İkinci çiftimizi sevdim. Burada da girişken olan kızdı gerçi. Hatta çocuk ilk başta reddetti. O da çok saçma geliyor bana. Bazı Kore algıları o kadar saçma ki… Evlenip boşanmış ya da eşi vefat etmiş bir insana veya annesi/babası vefat eden insana yaptıkları muamele beni çok rahatsız ediyor. Sanki eksik bir insanmış gibi. Ne alaka? Asla anlamıyorum.
Bu çocuk evlenip boşanmış değildi gerçi. Hatta hiç evlenmemiş. Çocuğu sandığımız kız da onun çocuğu değilmiş. Ama bahsettiğim şey o değil zaten. Kore’nin genel olarak bu konularda rahatsız edici bir tavrı var. Bu çocuk özelinde de bu rahatsız edici tavrı görüyoruz tabii. Bazı algıları kırmaları gerekiyor cidden.
Neyse bu çift tatlıydı. Başrol çiftten daha çok sevdim. Küçük kızla olan sahnelere de bayıldım. Bunlar beni başrol çiftten daha çok duygulandırdı. Düğünlerini görseydik bari… Ama doğru düzgün bir düğün izleyemedik. Yazıklar olsun!!!

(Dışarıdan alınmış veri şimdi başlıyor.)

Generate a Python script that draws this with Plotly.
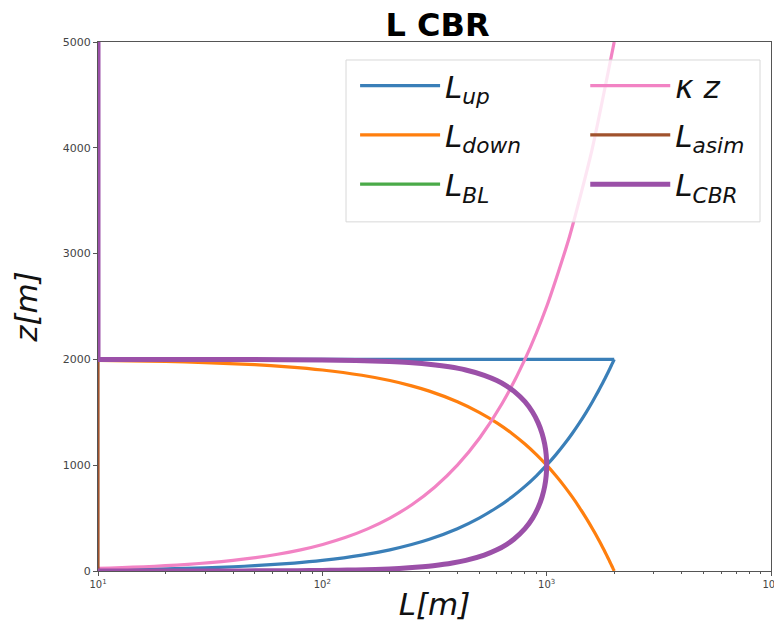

Tabii dediğim gibi çocuğun kızı reddetmesi ve kızın annesinin ilk başta bu ilişkiye karşı çıkması saçmaydı. İnsanları kendi seçmedikleri şeyler yüzünden yargılayamazsınız Koreliler!
FİNALE GELELİM
Yine hikayemiz bitmedi temalı bir final yazmışlar. Kore, sonların son olduğuna inanmıyor. Bu yüzden tam bir final yazmıyor. Artık buna inanıyorum. Bu düşünceyi rahatsız edici bulmuyorum. Yani sorularımıza cevap verdikleri sürece tam bir son yazmamaları sorun değil benim için. Ama akılda soru işaretleri kaldığında ya da görmeyi beklediğiniz ama görmediğiniz sahneler olduğunda bu sorun oluyor. Bu dizinin finali de olmamıştı bence. Sorun “Hikayemiz bitmedi.” temalı bir son yazmaları değil, sorun hikayeyi doğru düzgün yazamamaları.
ÖNERİR MİYİM?
Sanırım şu an burada ilk kez önermediğim bir Kore dizisi hakkında yazıyorum ama önermiyorum arkadaşlar. Onu izleyeceğinize eski Kore dizilerini tekrar tekrar izleyin. Mesela bana bu ara (sanırım sonbahar geldi diye) Goblin perileri geldi… Tekrar izlersem onun yorumunu da yazacağım buraya. Onun dışında klasik dizilerden olan Secret Garden izleyin, Coffee Prince izleyin. Gidin Personal Taste izleyin. Ne bileyim izleyin işte eski Kore dizilerinden bir dizi ama bunu izlemeyin. Çerez dizi olarak bile görmüyorum. Sırf bitirmek için izledim. İzlemeseydim de olurmuş ama ne yapalım olan oldu…
Velhasıl önermediğim bir dizi yorumunun da sonuna geldik. Kendinize iyi bakın, başka dizi yorumlarında görüşmek üzere!